Physostigmine is a reversible acetylcholinesterase inhibitor (mechanistically related to the carbamate insecticides) that crosses the blood–brain barrier because of its lipophilic tertiary ammonium properties. Acetylcholinesterase inhibition results in acetylcholine accumulation that reverses both central and peripheral anticholinergic effects. Using physostigmine to reverse anticholinergic toxicity is controversial.39,40
The major adverse effects of physostigmine—profound bradycardia and seizures—were historically touted as common, but evidence for this belief is lacking.41 Importantly, the risk of these adverse effects appears greater in patients without anticholinergic toxicity, so accurate diagnosis of anticholinergic toxicity is important before administering physostigmine.40,41
Evidence for benefits of physostigmine in anticholinergic toxicity is mixed. Retrospective analysis of 52 patients42 and case reports43,44,45 found that physostigmine was significantly better in controlling agitation and reversing delirium compared with benzodiazepines and was associated with fewer complications and a shorter recovery time. There was no difference in adverse effects between the two groups. Conversely, a different case series did not find that physostigmine use reduced complications or shortened length of stay in 17 patients with severe agitation and delirium after Jimson weed ingestion.46 However, no adverse effects or complications were observed from physostigmine use.

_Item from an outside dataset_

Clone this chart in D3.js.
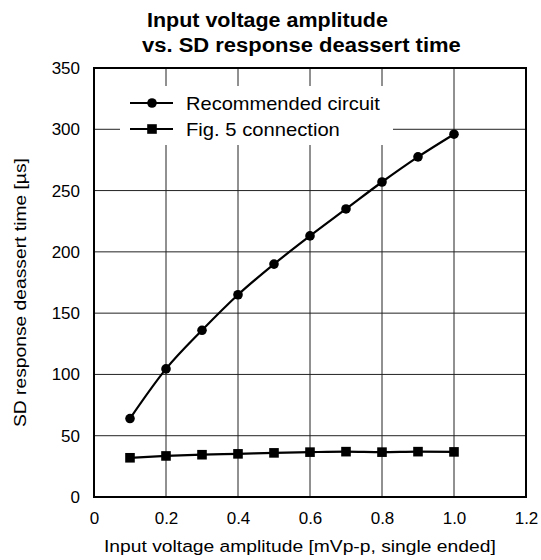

Physostigmine can be used in cases of severe agitation and delirium from pure anticholinergic toxicity, especially in cases necessitating physical restraints and resistant to benzodiazepines. The adult dose of physostigmine is 0.5 to 2 milligrams (pediatric dose is 0.02 milligram/kg with a maximum dose of 2 milligrams) by slow IV administration over 5 minutes. When effective, a significant decrease in agitation may be apparent within 15 to 20 minutes. Provide continuous cardiac monitoring before and during administration of physostigmine to assess for potential bradycardia. Monitor the patient for signs of cholinergic excess, such as diarrhea, urination, miosis, bradycardia, bronchospasm, bronchorrhea, emesis, lacrimation, and salivation. In cases of uncertain anticholinergic poisoning, a diagnostic challenge with physostigmine is not recommended because of the small but increased risk of adverse effects in patients without anticholinergic toxicity.40,41
Physostigmine may be repeated in the same dose if required. Patients who remain asymptomatic for more than 6 hours after the first dose of physostigmine will not require repeat physostigmine dosing.47 Contraindications to physostigmine use include asthma, nonpharmacologically mediated intestinal or bladder obstruction, cardiac conduction disturbances, and suspected concomitant sodium-channel antagonist poisoning.